Людмила снимала комнату в доме напротив Троицкой церкви, приспособленной при советской власти под планетарий. В «Утиной охоте» эта разоренная церковь и дом, смотрящий окнами на нее, тоже упоминаются, что дало повод некоторым авторам утверждать, будто сюжетная линия Зилов – Галина – это подлинная история самого драматурга и его жены. В книге одной из исследовательниц, например, читаем: «Отношения Галины и Зилова во многом списаны с жизни реальной молодой пары» – автора и Л. Добрачевой. «Он (Вампилов. – А. Р.) сознательно отдал Зилову собственную кровь, нервы, страсти, безнравственность (?!) и нравственные искания». И чтобы окончательно убедить читателя в полной автобиографичности упомянутой линии в пьесе, исследовательница добавляет: «В маленьком домике окнами на Троицкую церковь некоторое время жил сам Вампилов с первой женой».
Конечно, факты реальной жизни, в том числе и автобиографические, часто использовались писателем и в рассказах, и в пьесах.
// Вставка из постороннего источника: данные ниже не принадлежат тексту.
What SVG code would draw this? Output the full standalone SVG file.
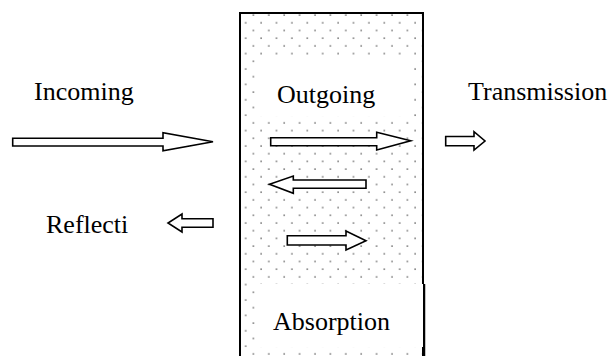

Но, как это всегда бывает у подлинных мастеров, такие факты трансформировались у автора соответственно с его художественными задачами. Едва ли в таких случаях можно говорить о зеркальном отражении в творчестве реальных событий, тем более о том, что-де писатель отдал герою произведения собственную «безнравственность». Выдумкой является в данном случае и утверждение, что в «домике окнами на Троицкую церковь» жил Вампилов.
К лету 1960 года Сашин брат, не женатый еще к тому времени, получил квартиру, и Александр, его супруга, мама и бабушка поселились вместе с Михаилом Валентиновичем. Через год Людмила Леонидовна окончила университет и стала работать учительницей в одной из вечерних школ рабочей молодежи Иркутска.